- [Task brief]:
Leave out the pictures, and write out exactly the lines from the beginning of the material to the line holding "ax = fig.add_axes([75.5", that line included, and nothing else.

** Start of Data provided **

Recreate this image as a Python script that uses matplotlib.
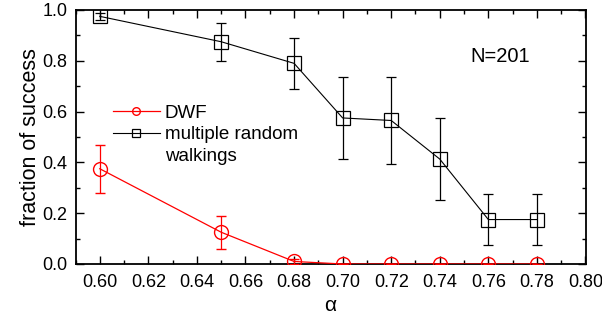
import numpy as np
import matplotlib
matplotlib.use("Agg")
from matplotlib import pyplot as plt
from matplotlib.lines import Line2D
from matplotlib.ticker import MultipleLocator, FormatStrFormatter

plt.rcParams['font.family'] = ['Liberation Sans', 'DejaVu Sans']

# data
alpha = [0.60, 0.65, 0.68, 0.70, 0.72, 0.74, 0.76, 0.78]
dwf = [0.375, 0.125, 0.01, 0.0, 0.0, 0.0, 0.0, 0.0]
dwf_err = [0.095, 0.065, 0.01, 0.0, 0.0, 0.0, 0.0, 0.0]
mrw = [0.975, 0.875, 0.79, 0.575, 0.565, 0.413, 0.175, 0.175]
mrw_err = [0.015, 0.075, 0.10, 0.16, 0.17, 0.16, 0.10, 0.10]

fig = plt.figure(figsize=(6.02, 3.23), dpi=100)
ax = fig.add_axes([75.5 / 602, 1 - 264 / 323, 510 / 602, 254 / 323])

l1 = ax.errorbar(alpha, dwf, yerr=dwf_err, color='red', marker='o', ms=10,
                 mfc='none', mew=1.0, lw=0.9, elinewidth=0.9, capsize=3.5,
                 capthick=0.9, zorder=3)
l2 = ax.errorbar(alpha, mrw, yerr=mrw_err, color='black', marker='s', ms=9.5,
                 mfc='none', mew=0.9, lw=0.8, elinewidth=0.9, capsize=3.5,
                 capthick=0.9, zorder=3)
for ln in (l1.lines[0], l2.lines[0]):
    ln.set_clip_on(True)

ax.set_xlim(0.59, 0.80)
ax.set_ylim(0.0, 1.0)
ax.xaxis.set_major_locator(MultipleLocator(0.02))
ax.xaxis.set_minor_locator(MultipleLocator(0.01))
ax.yaxis.set_major_locator(MultipleLocator(0.2))
ax.yaxis.set_minor_locator(MultipleLocator(0.1))
ax.xaxis.set_major_formatter(FormatStrFormatter('%.2f'))
ax.yaxis.set_major_formatter(FormatStrFormatter('%.1f'))
ax.tick_params(which='both', direction='in', top=True, right=True,
               labelsize=13, width=1.0)
ax.tick_params(which='major', length=5.5)
ax.tick_params(axis='x', which='major', pad=7)
ax.tick_params(axis='y', which='major', pad=6)
ax.tick_params(which='minor', length=3)
for s in ax.spines.values():
    s.set_linewidth(1.3)

ax.set_xlabel('α', fontsize=15, labelpad=4)
ax.set_ylabel('fraction of success', fontsize=15.5, labelpad=1)
ax.text(0.765, 0.815, 'N=201', fontsize=14.5, ha='center', va='center')

blank = Line2D([], [], linestyle='none', marker='none')
ax.legend([l1.lines[0], l2.lines[0], blank],
          ['DWF', 'multiple random', 'walkings'],
          loc='upper left', bbox_to_anchor=(0.0735, 0.628), frameon=False,
          fontsize=13.5, handlelength=2.5, handletextpad=0.25,
          labelspacing=0.24, borderaxespad=0, borderpad=0, markerscale=0.55)

fig.savefig('out.png', dpi=100)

** End of Data provided **

- [Result below]:
Recreate this image as a Python script that uses matplotlib.
import numpy as np
import matplotlib
matplotlib.use("Agg")
from matplotlib import pyplot as plt
from matplotlib.lines import Line2D
from matplotlib.ticker import MultipleLocator, FormatStrFormatter

plt.rcParams['font.family'] = ['Liberation Sans', 'DejaVu Sans']

# data
alpha = [0.60, 0.65, 0.68, 0.70, 0.72, 0.74, 0.76, 0.78]
dwf = [0.375, 0.125, 0.01, 0.0, 0.0, 0.0, 0.0, 0.0]
dwf_err = [0.095, 0.065, 0.01, 0.0, 0.0, 0.0, 0.0, 0.0]
mrw = [0.975, 0.875, 0.79, 0.575, 0.565, 0.413, 0.175, 0.175]
mrw_err = [0.015, 0.075, 0.10, 0.16, 0.17, 0.16, 0.10, 0.10]

fig = plt.figure(figsize=(6.02, 3.23), dpi=100)
ax = fig.add_axes([75.5 / 602, 1 - 264 / 323, 510 / 602, 254 / 323])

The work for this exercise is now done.